Critics noted the book's multiple references to the original comic strip. In a five-star review, a writer for Common Sense Media stated that those who know the strip will appreciate the in-universe jokes and references in the novel, though those who do not may find them difficult to understand. Karen Coats of The Bulletin of the Center for Children's Books stated insider nods to the comic strip were prevalent and that although not understanding them limits the reader's grasp on the humor, the deeper understanding of the text can still be gleaned.

Character development and analysis was another prevalent theme amongst reviewers. Common Sense Media called Susie the feature of the book, with her no-nonsense attitude and persistent friendship. Kirkus described Calvin's soul as "unbroken", Hobbes' observations as "biting", and Susie as "loyal". At Quill and Quire, Eisha Marjara noted how Calvin represented "many forms of being 'different'", though he had an "aching desire for normality," while in Canadian Children's Book News, Lisa Doucet recounted him as "earnest and genuine, particularly in his reflections about his schizophrenia".

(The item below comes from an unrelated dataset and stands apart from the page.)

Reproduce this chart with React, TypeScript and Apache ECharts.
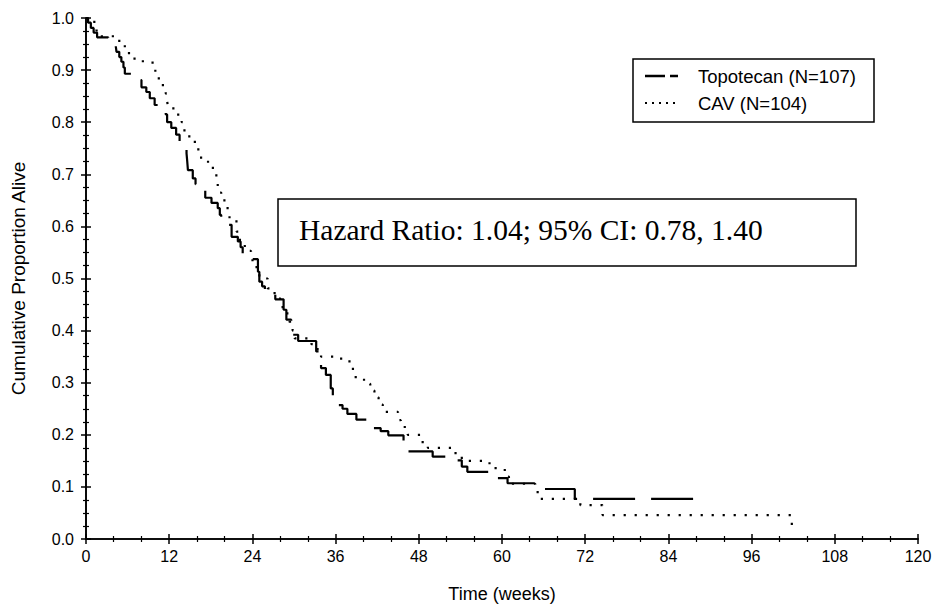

Several publications commented on the book's treatment of schizophrenia, particularly in relation to the teenage years. Publishers Weekly called Calvin an irreverent but sensitive journey on a solemn topic, and noted the possibility that Susie's participation in Calvin's quest may be another hallucination. Like Publishers Weekly, Kirkus Reviews stated the novel "sensitively deals with an uncommon but very real teen issue" and characterized it as "far more than the sum of its parts". Doucet described Calvin's issues as sensitively illustrated.

Julia Smith of Booklist said the text never downplayed the gravity of the disease, while Coats emphasized the novel's new take on the utmost queries of teenage angst, including "how do we know the difference between what we imagine and what is real", "how should friendships and romantic relationships work", and "how should we grieve the loss of childhood". Coats, though, went on to characterize it as "schizophrenia-lite" and a treatise more on philosophy than psychology.

Coats found it to have an unlikely premise. Jonathan Hunt of The Horn Book Magazine noted how the book lacked dialog tags and quotation marks, which obscured the line between Calvin's internal state and the outside world. Marjara called the novel very polished, with essentially unflawed writing and "a plot that could have been hokey but is anything but", and compared Leavitt's dialogue to that of David Mamet. Smith called Calvins voice novel and humorous, while Coats praised how its dialogue advanced. In the School Library Journal, Laura Lutz stated "Calvin's stream-of-consciousness rants can drag the story down", and called the ending strained, though she stated there were "genuinely beautiful moments in the writing throughout".

Awards and honors for Calvin
| Year | Award | Result | Ref. |
| 2015 | Whitney Award for General Young Adult Fiction | Won |  |
| Shelf Awareness best young adult books of the year, 2015 | Selection |  |
| Ontario Library Association Best Bets, young adult fiction | Selection |  |
| 2016 | Governor General's Award for English-language children's literature | Won |  |
| Canadian Children's Book Centre Best Books for Children and Teens | Selection |  |
| YALSA Best Fiction for Young Adults | Selection |  |
| 2017 | White Pine Award | Nominee |  |
| IBBY Canada Outstanding Books for Young People with Disabilities | Selection |  |

==Analysis==

In the Journal of Research on Libraries & Young Adults, Diane Scrofano categorized Calvin as a restitution narrative, in which the disability is cured, in Arthur Frank's three categories of disability narratives; she found the novel to most closely follow the restitution narrative out of any books in her sample. Due to antipsychotic medication's side effects which often lead to medication noncompliance, she states Calvin's cure is "a bit too tidy".